One incumbent vs. a class. Benchmarking against a single plant gives one comparison point; benchmarking against the spread of comparable plants is stronger, because incumbents of the “same” type vary widely — the reference-class view of where the analyzed process sits in a distribution, not just against one exemplar.

Two jobs at once. Benchmarking is both the anchor-comparison form of an order-of-magnitude gut check — does the output sit where real processes sit? — and a headline result in its own right, since “process X is competitive with the incumbent on $/t” is often the conclusion the whole analysis was built to support.

Limits & typical error

Basis mismatch is the dominant error. Comparing outputs computed on different boundaries, scopes, cost years, or capacity definitions compares unlike things, and because the incumbent’s basis is usually unstated the mismatch is silent — the same non-comparability that afflicts any levelized cost or carbon intensity read across bases.
Circularity — benchmarking against your own anchor. When the incumbent value used as the benchmark is the same datum that seeded the model as its comparable process, the check is circular: the model was constructed to match that figure, so agreement is guaranteed and tests nothing. A benchmark only validates when it is independent of the model’s inputs.
Incumbent figures are moving and selectively reported. A competitor’s quoted cost is often a best case, a target, a press-release number, or a different vintage; benchmarking against an optimistic or stale value mis-sets the bar. The benchmark inherits the source quality of the incumbent datum.
One incumbent understates the spread. Comparing against a single plant — frequently the flagship or best-in-class — gives a point, not the real range incumbents occupy, so the analyzed process can read as uncompetitive against the best plant and competitive against the median. A point comparison hides which it is (the single-comparable limit of reference-class thinking).
Different maturities are not like-for-like. Benchmarking a first-of-a-kind plant’s cost against a decades-optimized incumbent compares different points on the learning and scale curves; the gap then conflates “this route is fundamentally worse” with “this route is early,” which are different claims with different implications.
Benchmarking the wrong metric. Matching an incumbent on cost when the decision turns on carbon intensity (or the reverse) produces a real comparison on a metric that does not govern the conclusion — accurate and irrelevant at the same time.

Mini-example

Benchmarking green ammonia’s levelized cost ($800/t, from the running example) against the incumbent gray route. On a comparable production-cost basis, conventional gray ammonia is on the order of **$200–400/t**, gas-price-dependent (a round market band, not a sourced figure). Green therefore benchmarks at roughly 2–3× the incumbent cost at typical gas prices — both a plausibility pass (a ~2–3× green premium matches the widely reported gap, so ~$800/t is believable) and a competitiveness result (green is not yet cost-competitive on unsubsidized $/t; that gap is the space policy credits must close). On the metric that often decides the case, though, the benchmark flips: green’s carbon intensity (~0 on renewables) decisively beats gray’s (~1.6–2.4 t CO₂e/t), so which process “wins” depends entirely on whether cost or carbon governs.

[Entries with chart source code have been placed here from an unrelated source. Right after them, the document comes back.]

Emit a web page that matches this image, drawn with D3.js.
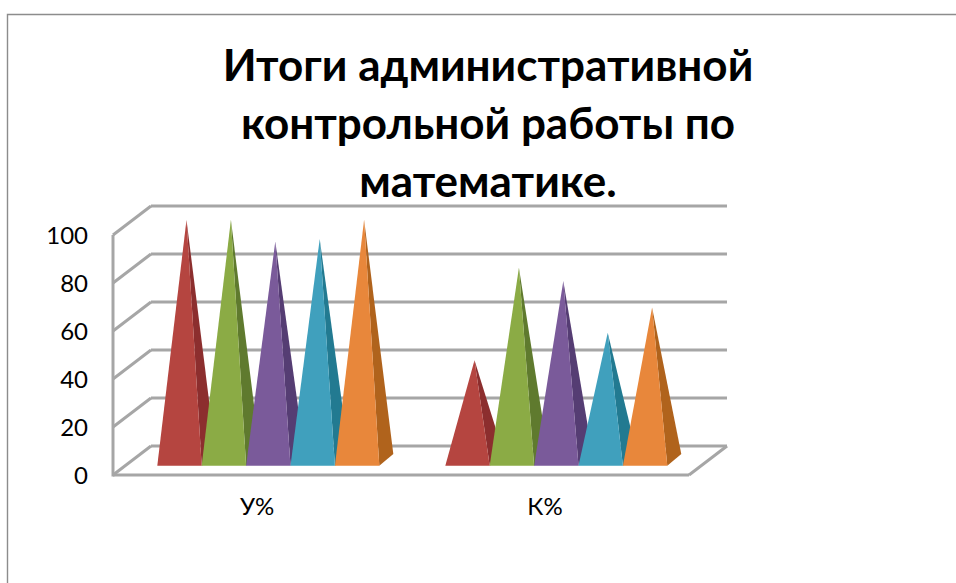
<!DOCTYPE html>
<html><head><meta charset="utf-8">
<script src="https://cdn.jsdelivr.net/npm/d3@7"></script>
<style>html,body{margin:0;padding:0;background:#fff}svg{display:block}</style></head>
<body><svg id="c" width="956" height="583"></svg>
<script>
const categories = ["У%", "К%"];
const seriesNames = ["s1", "s2", "s3", "s4", "s5"];
const s1 = [100, 41.5];
const s2 = [100, 80];
const s3 = [91, 74.5];
const s4 = [92, 53];
const s5 = [100, 63.5];
const yTicks = [0, 20, 40, 60, 80, 100];
const titleLines = ["Итоги административной", "контрольной работы по", "математике."];
const frontColors = ["#b5443f", "#8bab45", "#7a5a9a", "#3fa0bd", "#e8873a"];
const sideColors = ["#8c2f2e", "#5f7a2e", "#553c73", "#217a91", "#b0631f"];

const series = [s1, s2, s3, s4, s5];
const svg = d3.select("#c");
const F = "Lato, Carlito, sans-serif";
const gridC = "#a6a6a6";
const defs = svg.append("defs");
defs.append("filter").attr("id", "soft").append("feGaussianBlur").attr("stdDeviation", 0.5);
// frame
svg.append("path").attr("d", "M7.5,583V14.5H956").attr("fill", "none").attr("stroke", "#8c8c8c").attr("stroke-width", 1.4);

const y = d3.scaleLinear().domain([0, 100]).range([475, 235]);
const x0 = d3.scaleBand().domain(categories).range([113, 689]);
const x1 = d3.scaleBand().domain(seriesNames).range([0, 222]);
const wall = { dx: 38, dy: -29 };
const g = svg.append("g").attr("filter", "url(#soft)");
const line = (a, b, c, d) => g.append("line").attr("x1", a).attr("y1", b).attr("x2", c).attr("y2", d)
  .attr("stroke", gridC).attr("stroke-width", 3);

// gridlines
yTicks.forEach(t => {
  const yy = y(t);
  line(113, yy, 113 + wall.dx, yy + wall.dy);
  line(113 + wall.dx, yy + wall.dy, 689 + wall.dx, yy + wall.dy);
});
line(689, 475, 689 + wall.dx, 475 + wall.dy);
line(113, y(100), 113, y(0) + 1.5);
line(113, y(0), 689, y(0));

// pyramids
const baseY = 465.7, depthX = 14, depthY = -11.7, groupOffset = 44.3;
const unit = (y(0) - y(100)) / 100;
categories.forEach((c, ci) => {
  const gx = x0(c) + groupOffset;
  seriesNames.forEach((s, si) => {
    const l = gx + x1(s), w = x1.bandwidth(), r = l + w;
    const tipX = l + w / 2 + depthX / 2;
    const tipY = baseY + depthY / 2 - series[si][ci] * unit;
    const p = g.append("g");
    p.append("polygon").attr("fill", sideColors[si])
      .attr("points", [[r, baseY], [r + depthX, baseY + depthY], [tipX, tipY]].join(" "));
    p.append("polygon").attr("fill", frontColors[si])
      .attr("points", [[l, baseY], [r, baseY], [tipX, tipY]].join(" "));
  });
});

// title
svg.append("g").selectAll("text").data(titleLines).join("text")
  .attr("x", 488).attr("y", (d, i) => [81, 139, 197][i])
  .attr("text-anchor", "middle").attr("font-family", F).attr("font-weight", 700)
  .attr("font-size", 44).attr("fill", "#000").text(d => d);

// axes
const ax = d3.axisLeft(y).tickValues(yTicks).tickSize(0).tickPadding(25);
const axG = svg.append("g").attr("transform", "translate(113,0.5)").call(ax);
axG.select(".domain").remove();
axG.selectAll("text").attr("font-family", F).attr("font-size", 24).attr("fill", "#000");
const bx = d3.axisBottom(x0).tickSize(0).tickPadding(23);
const bxG = svg.append("g").attr("transform", "translate(0,475)").call(bx);
bxG.select(".domain").remove();
bxG.selectAll("text").attr("font-family", F).attr("font-size", 24).attr("fill", "#000");
</script></body></html>
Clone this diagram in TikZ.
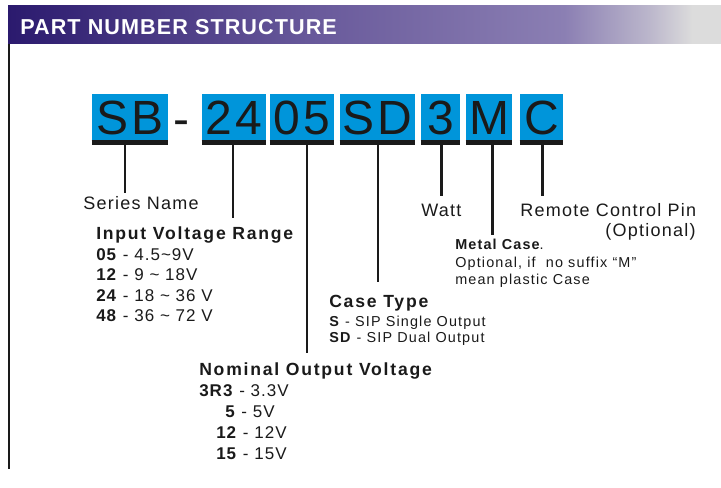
\documentclass[tikz,border=0pt]{standalone}
\usepackage{fontspec}
\setmainfont{Liberation Sans}
\usetikzlibrary{calc}
\definecolor{pnblue}{HTML}{0095DA}
\definecolor{pnink}{HTML}{1A1A1A}
\definecolor{hdrdark}{HTML}{2B1A6E}
\definecolor{hdrmid}{HTML}{6A5B9C}
\definecolor{hdrlight}{HTML}{8B7FB3}
\definecolor{hdrgrey}{HTML}{DCDCDC}
\pgfdeclarehorizontalshading{hdrshade}{100bp}{
  color(0bp)=(hdrdark); color(25bp)=(hdrdark); color(47bp)=(hdrmid);
  color(64bp)=(hdrlight); color(70bp)=(hdrgrey!60!hdrlight);
  color(73bp)=(hdrgrey); color(100bp)=(hdrgrey)}
\newcommand{\pxu}{0.75pt}

\begin{document}
\begin{tikzpicture}[
    x=0.75pt, y=-0.75pt,
    pnbox/.style={fill=pnblue, text=pnink, inner sep=0pt, minimum height=48*\pxu,
        font=\fontsize{36}{36}\selectfont\addfontfeature{LetterSpace=6}},
    pnbar/.style={line width=4pt, pnink, yshift=-2pt},
    pnline/.style={line width=1.9pt, pnink},
    lbl/.style={anchor=base west, inner sep=0pt, text=pnink,
        font=\fontsize{13.5}{16}\selectfont\addfontfeature{LetterSpace=7}},
    lblhead/.style={lbl, font=\fontsize{13.2}{15}\bfseries\addfontfeature{LetterSpace=10}},
    lblsmall/.style={lbl, font=\fontsize{10.8}{12}\selectfont\addfontfeature{LetterSpace=8}},
    lblitem/.style={lbl, font=\fontsize{12.75}{15}\selectfont\addfontfeature{LetterSpace=6}}
]
\useasboundingbox (0,0) rectangle (721,488);

% header band
\shade[shading=hdrshade] (8,6) rectangle (721,44);
\node[anchor=base west, inner sep=0pt, text=white,
      font=\fontsize{16.2}{18}\bfseries\addfontfeature{LetterSpace=5}] (title) at (20,35) {PART NUMBER STRUCTURE};
\draw[line width=1.5pt, pnink] (8.5,44) -- (8.5,469);

% part number boxes
\node[pnbox, minimum width=76*\pxu] (sb) at (130,118) {SB};
\node[anchor=base, inner sep=0pt, text=pnink, font=\fontsize{36}{36}\selectfont] (dash) at (181.5,136) {-};
\node[pnbox, minimum width=64*\pxu] (vin) at (234,118) {24};
\node[pnbox, minimum width=64*\pxu] (vout) at (302,118) {05};
\node[pnbox, minimum width=75*\pxu] (ctype) at (377.5,118) {SD};
\node[pnbox, minimum width=39*\pxu] (watt) at (440.5,118) {3};
\node[pnbox, minimum width=46*\pxu] (mcase) at (489,118) {M};
\node[pnbox, minimum width=43*\pxu] (rpin) at (541.5,118) {C};

\foreach \b in {sb, vin, vout, ctype, watt, mcase, rpin}
    \draw[pnbar] (\b.south west) -- (\b.south east);

% connector ends
\coordinate (sbEnd) at (125,193);
\coordinate (vinEnd) at (233,218);
\coordinate (voutEnd) at (307,353);
\coordinate (ctypeEnd) at (378,282);
\coordinate (wattEnd) at (441.7,196);
\coordinate (mcaseEnd) at (492.7,235);
\coordinate (rpinEnd) at (542.7,196);

\foreach \b in {sb, vin, vout, ctype, watt, mcase, rpin}
    \draw[pnline] (\b.south -| \b End) -- (\b End);

% labels
\node[lbl] (seriesName) at (83,210) {Series Name};

\node[lblhead] (vinHead) at (96,240) {Input Voltage Range};
\node[lblitem] (vin1) at (96,261) {\textbf{05} - 4.5\char"7E 9V};
\node[lblitem] (vin2) at (96,281) {\textbf{12} - 9 \char"7E{} 18V};
\node[lblitem] (vin3) at (96,301) {\textbf{24} - 18 \char"7E{} 36 V};
\node[lblitem] (vin4) at (96,321) {\textbf{48} - 36 \char"7E{} 72 V};

\node[lblhead] (ctypeHead) at (329,307.7) {Case Type};
\node[lblsmall] (ctype1) at (329,326) {\textbf{S} - SIP Single Output};
\node[lblsmall] (ctype2) at (329,343) {\textbf{SD} - SIP Dual Output};

\node[lblhead] (voutHead) at (199,375) {Nominal Output Voltage};
\node[lblitem] (vout1) at (199,396) {\textbf{3R3} - 3.3V};
\node[lblitem] (vout2) at (225,417) {\textbf{5} - 5V};
\node[lblitem] (vout3) at (216,438) {\textbf{12} - 12V};
\node[lblitem] (vout4) at (216,459) {\textbf{15} - 15V};

\node[lbl] (wattLbl) at (421,216.7) {Watt};

\node[lbl] (rpinLbl) at (520,216.7) {Remote Control Pin};
\node[lbl, anchor=base east] (rpinOpt) at (696,237) {(Optional)};

\node[lblsmall] (mcase1) at (455,250) {\textbf{Metal Case}.};
\node[lblsmall] (mcase2) at (455,268) {Optional, if\ \ no suffix “M”};
\node[lblsmall] (mcase3) at (455,285) {mean plastic Case};

\end{tikzpicture}
\end{document}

Separately, to show circularity: if the green plant’s capex had been anchored to a specific published gray-ammonia plant cost as its input comparable, then “benchmarking” green’s capex per tonne against that same plant only re-confirms the anchor — the model was built from it, so it cannot disagree. The benchmark must come from outside the model’s own inputs to test anything.

And to show basis mismatch: setting green’s cradle-inclusive cost beside a gray gate-to-gate cost that excludes upstream gas production compares two different boundaries — the apparent gap is partly the scope difference, not the process difference, until both are put on one basis.